Is Lucas Giolito the most important player on the 2025 Red Sox?
This is, in one sense, a silly question. On every baseball team, the most important player is the best player, duh. And on the Red Sox, that man is Garrett Crochet, who is the single biggest reason the Red Sox are now looking ahead to the postseason instead of playing out the string on another season of mediocrity.
But biology has hard-wired into human beings an unfortunate tendency to get used to things, which is to say, to take things for granted.
Take a look around you at this very moment and you will find that the world is filled with amazing, wonderful things: a cup of coffee made from beans that were harvested on the slope of a volcano 3,000 miles away; electric cars that turn what used to be a day’s journey into a comfortable 45-minute drive; a piercing blue sky that looks like Ming dynasty porcelain. Amazing, all of it.
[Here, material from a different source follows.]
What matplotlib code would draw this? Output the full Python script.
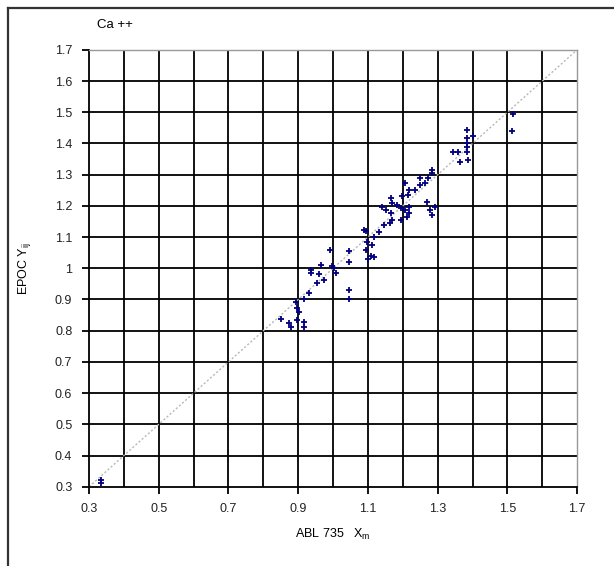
import numpy as np
import matplotlib
matplotlib.use("Agg")
import matplotlib.pyplot as plt
from matplotlib.lines import Line2D

plt.rcParams['font.family'] = ['Liberation Sans', 'DejaVu Sans']
plt.rcParams['mathtext.fontset'] = 'custom'
plt.rcParams['mathtext.rm'] = 'Liberation Sans'

# ABL 735 (x) vs EPOC (y)
abl = [0.335, 0.335,
       0.85, 0.873, 0.879, 0.897, 0.902, 0.897, 0.917, 0.917, 0.894, 0.917, 0.931,
       0.954, 0.96, 0.974, 0.937, 0.937, 0.966, 0.997, 1.003, 1.009, 0.99,
       1.045, 1.045, 1.045, 1.045, 1.095, 1.095, 1.10, 1.11, 1.118,
       1.098, 1.113, 1.09, 1.118, 1.133, 1.147, 1.162, 1.17, 1.196, 1.211,
       1.153, 1.167, 1.141, 1.182, 1.196, 1.205, 1.219, 1.219, 1.167, 1.17,
       1.199, 1.214, 1.234, 1.248, 1.205, 1.219, 1.248, 1.268, 1.277, 1.283,
       1.291, 1.271, 1.283, 1.263, 1.283,
       1.343, 1.358, 1.363, 1.384, 1.384, 1.384, 1.384, 1.384, 1.386, 1.401,
       1.513, 1.515]
epoc = [0.312, 0.322,
        0.838, 0.826, 0.813, 0.835, 0.861, 0.874, 0.829, 0.813, 0.893, 0.90, 0.92,
        0.954, 0.983, 0.963, 0.995, 0.985, 1.01, 1.008, 1.002, 0.986, 1.06,
        1.055, 1.02, 0.931, 0.90, 1.06, 1.12, 1.03, 1.04, 1.037,
        1.085, 1.076, 1.124, 1.101, 1.117, 1.14, 1.146, 1.156, 1.156, 1.165,
        1.188, 1.178, 1.197, 1.204, 1.194, 1.188, 1.197, 1.178, 1.226, 1.21,
        1.23, 1.236, 1.252, 1.268, 1.274, 1.252, 1.29, 1.213, 1.188, 1.172,
        1.197, 1.29, 1.306, 1.274, 1.316,
        1.374, 1.371, 1.342, 1.444, 1.419, 1.403, 1.387, 1.371, 1.348, 1.425,
        1.439, 1.495]

y_ticks = np.round(np.arange(0.3, 1.71, 0.1), 1)
x_ticks = np.round(np.arange(0.3, 1.71, 0.2), 1)
y_labels = ['0.3', '0.4', '0.5', '0.6', '0.7', '0.8', '0.9', '1',
            '1.1', '1.2', '1.3', '1.4', '1.5', '1.6', '1.7']
x_labels = ['0.3', '0.5', '0.7', '0.9', '1.1', '1.3', '1.5', '1.7']

fig = plt.figure(figsize=(6.14, 5.66), dpi=100)
ax = fig.add_axes([0.145, 0.14, 0.795, 0.772])

ax.set_xlim(0.3, 1.7)
ax.set_ylim(0.3, 1.7)

# grid every 0.1 on both axes
for v in np.arange(0.4, 1.65, 0.1):
    ax.axvline(v, color='black', lw=1.3, zorder=1)
    ax.axhline(v, color='black', lw=1.3, zorder=1)

# line of identity
ax.plot([0.3, 1.7], [0.3, 1.7], color='#b8b8b8', lw=1.0, ls=(0, (1.5, 1.5)), zorder=2)

ax.plot(abl, epoc, ls='none', marker='+', ms=4, mew=1.3, color='#000080', zorder=3)

ax.set_yticks(y_ticks)
ax.set_yticklabels(y_labels)
ax.set_xticks(x_ticks)
ax.set_xticklabels(x_labels)
ax.tick_params(direction='out', length=5, width=1.3, labelsize=9, colors='black',
               labelcolor='#222222', pad=7)
for s in ax.spines.values():
    s.set_linewidth(1.3)
    s.set_color('black')
ax.spines['top'].set_color('#999999')
ax.spines['top'].set_linewidth(1.0)
ax.spines['right'].set_color('#999999')
ax.spines['right'].set_linewidth(1.0)

ax.set_xlabel(r'ABL 735   $\mathregular{X_m}$', fontsize=9, labelpad=8)
ax.set_ylabel(r'EPOC $\mathregular{Y_{ij}}$', fontsize=9, labelpad=16)

fig.text(0.158, 0.956, 'Ca ++', fontsize=9.5, ha='left', va='center')

# outer chart frame (top and left edges visible)
fig.add_artist(Line2D([8 / 614, 1.0], [1 - 8 / 566, 1 - 8 / 566],
                      transform=fig.transFigure, color='#333333', lw=1.6))
fig.add_artist(Line2D([8 / 614, 8 / 614], [0.0, 1 - 8 / 566],
                      transform=fig.transFigure, color='#333333', lw=1.6))

fig.savefig('out.png', dpi=100)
And yet, that first sip of coffee you took today probably just felt like a routine part of your morning instead of a human miracle of agricultural genius and global shipping logistics. You probably got annoyed at the traffic. You might not have even bothered to look up at the sky after you checked your weather app. You got used to the miracles around you.
Red Sox fans haven’t quite gotten used to Garrett Crochet yet. Not since Pedro have we had the pleasure of witnessing such dominance every five days and there’s a giddy buzz throughout the the fanbase every time he takes the mound. But when forecasting the postseason ahead, we’ve already started to take him for granted. Crochet, we know, will do his job in the opening game of the hypothetical postseason series that awaits us. So it’s game two that we fixate on. Do the Red Sox have that vaunted number two starter? Do they have a chance if they don’t?
The number two starter role looked like it was going to be a problem ever since Tanner Houck went down with an injury after a disastrous start to the season. Then Lucas Giolito stepped up (and, yes, Brayan Bello too, of course, but it’s Giolito who is getting his flowers today). Giolito dominated the Orioles over eight innings in Baltimore last night, continuing an extended stretch of outstanding pitching that dates back to early June: 85.2 innings, 72 strikeouts, 27 walks, and a 2.31 ERA. It’s ok to admit that you probably didn’t see this coming. Very few people did.
Giolito has been a great pitcher before, most notably back in 2019, when he put up an ERA+ of 134 and finished sixth in the Cy Young voting. But inconsistency has been the defining trait of his career. Just the year before that great 2019 season, Giolito led the league in earned runs and walks. Four years and three Cy Young vote-getting seasons later, his ERA+ would again dip below league average and he would lead the league in home runs allowed. And after missing the entire 2024 season with Tommy John Lite, he didn’t seem all that likely to find his form again at age 31. But the fact that he has may have just saved the Red Sox season.
This is why Giolito can seem so important, maybe even more important than Crochet. Garrett Crochet is the blue sky you see out your window right now, the one you expect to see on a late summer morning (and gripe about if you don’t). Lucas Giolito is the blue sky you get on a surprisingly mild morning in the midst of an otherwise brutal early March. He’s the sky that ignites your imagination and gives you hope for the days ahead.
The Red Sox now have a viable number two starter (actually, they have two). October is coming, and the forecast looks beautiful. Bring it on.